Leisure

Tolstoy’s Karenina remastered as modern day romcom

November 29, 2012


Tragedies have a habit of giving themselves away; in many cases, the victim’s name flashes in the title like a morbid neon sign. Whatever fate befalls these characters lingers in the shadowy background, progressively coming into focus as the story unfolds. Anna Karenina is no exception, a tale of a woman whose own tragic flaw is a violent passion for a man, which consumes her entirely.

Hardly a stranger to literary adaptations, Atonement director Joe Wright tackles this classic 19th-century Russian romance with a daring that surpasses a mere homage to Tolstoy’s epic. The result is a lavish picture of infidelity and ignominy which, though not quite immune to melodrama, justifiably earns appreciation in its own particular way.

The magnificent production design is one aspect of the film that practically screams for attention from the first shot, as the title fades in the background. Moscow is portrayed on alternating stage sets, each scene of domesticity or ballroom blitz coordinated with impeccable costuming and painted backgrounds. Though the opulent set and design elements initially seem a tiresome gimmick that distracts from the emotional heart of the story, it turns out to be a creative way to emphasize a simple message—Anna’s world is one dominated by artifice and theatricality, with everyone playing a part that society has designated. Her deviance from that unbending social structure is a rejection of her role as dutiful wife and mother, as well as the path to both her freedom and destruction.

Long a favorite of Wright’s and practically the queen of period dramas, Keira Knightley fits her role of the titular heroine like a glove. Reining in her trademark pout, she masters the tortured glance of longing across grand marble ballrooms with panache. The chemistry between her and Aaron Taylor-Johnson, the blue-eyed and mustachioed heartthrob playing homme fatale Count Vronsky, is also palpable enough to keep all those meaningful glances from entering cringe-inducing Twilight territory.

More importantly, though, Knightley shows no restraint in playing an unraveling woman governed by intense emotion—there is an unmistakable sense of abandon to her every expression. Meanwhile, Jude Law is hardly recognizable as the rigid Karenin, yet he delivers a strong performance as the stoic husband Anna leaves for more excitement.

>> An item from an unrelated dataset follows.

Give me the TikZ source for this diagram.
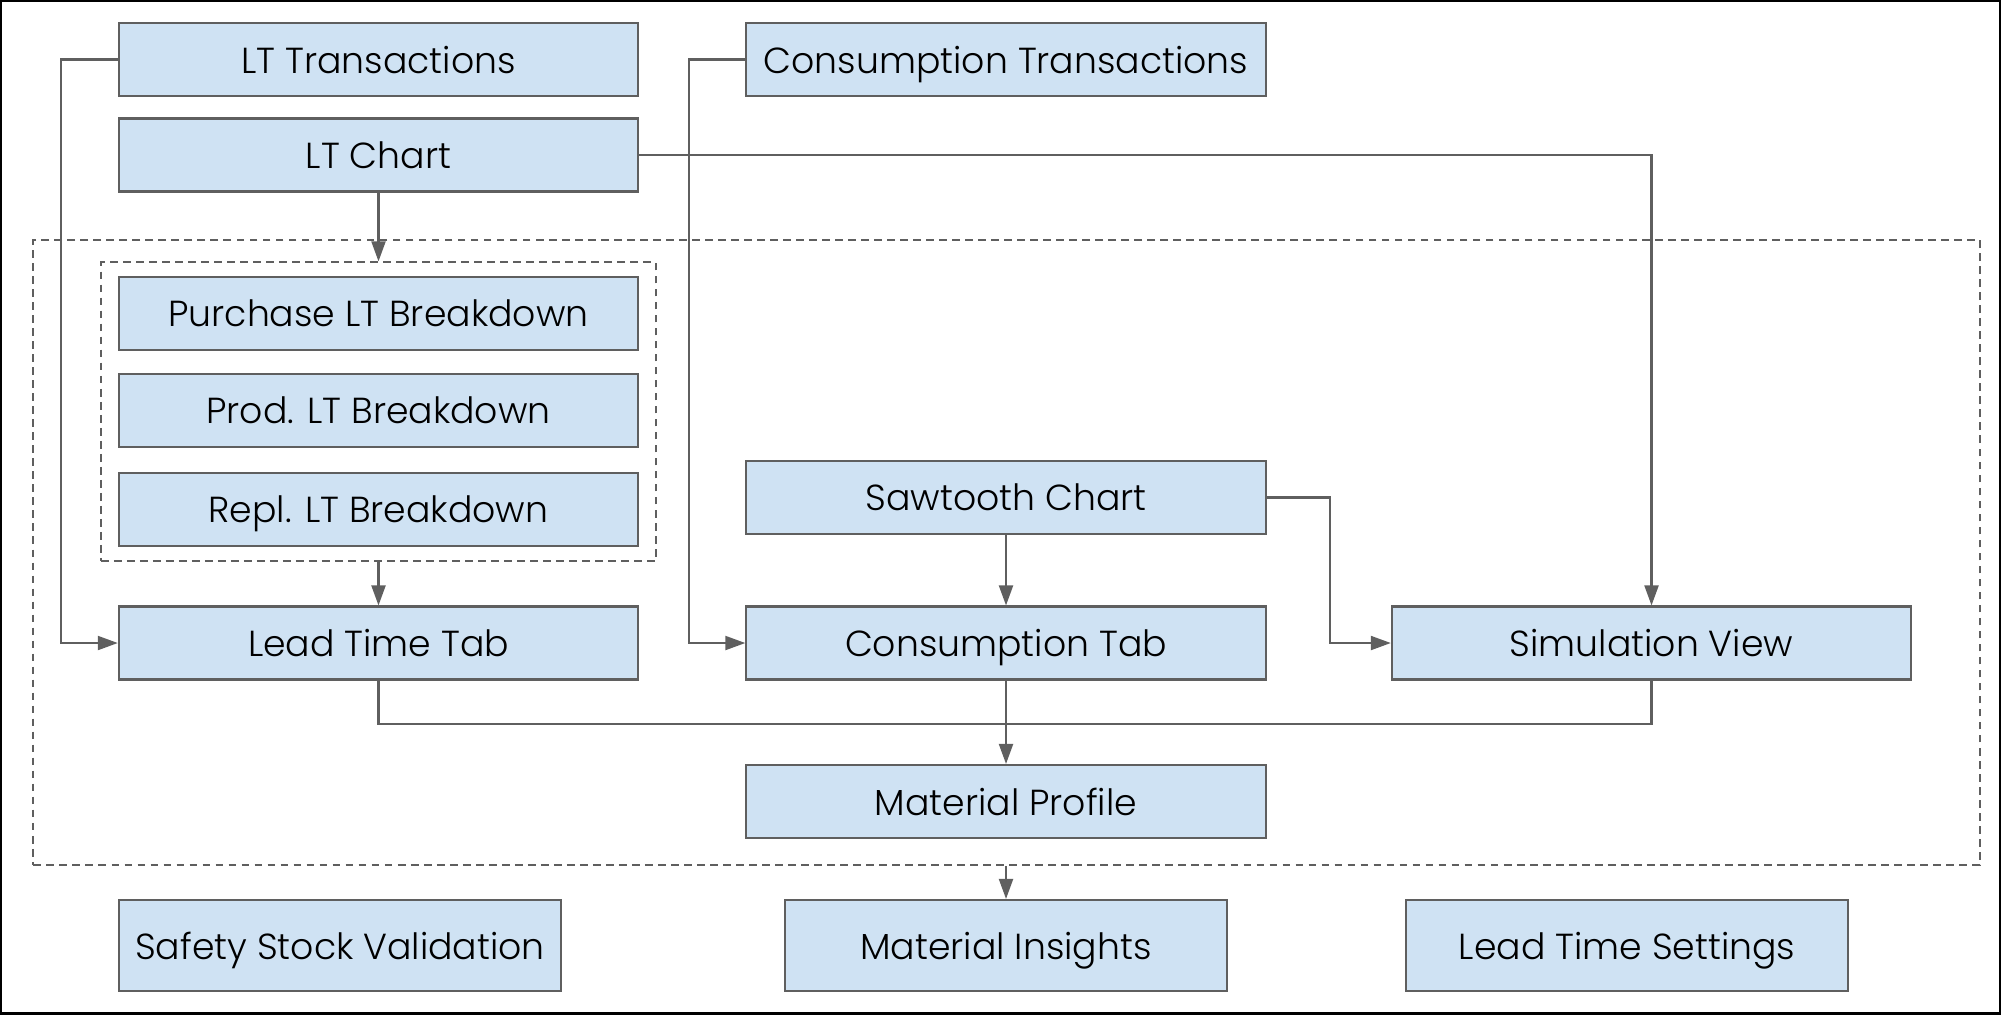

Contrasted with Anna’s own fiery extramarital romance, the story of idealistic farmer Levin (Domnhall Gleeson, whom Harry Potter fans will recognize as Bill Weasley) and his quest for the affections of a princess (Alicia Vikander) provides a welcome yang to the central story’s yin. Theirs is a tame and gentle love which takes its time to blossom, chaste and controlled in its purity. Many of the scenes they inhabit are set in the countryside, a pastoral landscape with no trace of the theatricality that dominates urban Moscow. Nevertheless, it’s a story that interweaves seamlessly with the drama at center stage.

The screenplay, by Academy Award-winning Shakespeare in Love writer Tom Stoppard, deftly skims the novel’s dense material to find the major takeaway of Tolstoy’s sprawling narrative. It is a story of a fading empire, yes, and the desire for fervent change in an unyielding society. Yet it is impossible to deny that this is truly a love story, an examination of that “illusion” in all of its manifestations.

For the most part, this adaptation does that notion justice. At film’s end, though, you’re inevitably left with the sense that the spirit of Tolstoy’s tragedy has been lost in the shuffle of petticoats and drama. Perhaps the story would have been better served by stripping it down to find the naked emotion at the core.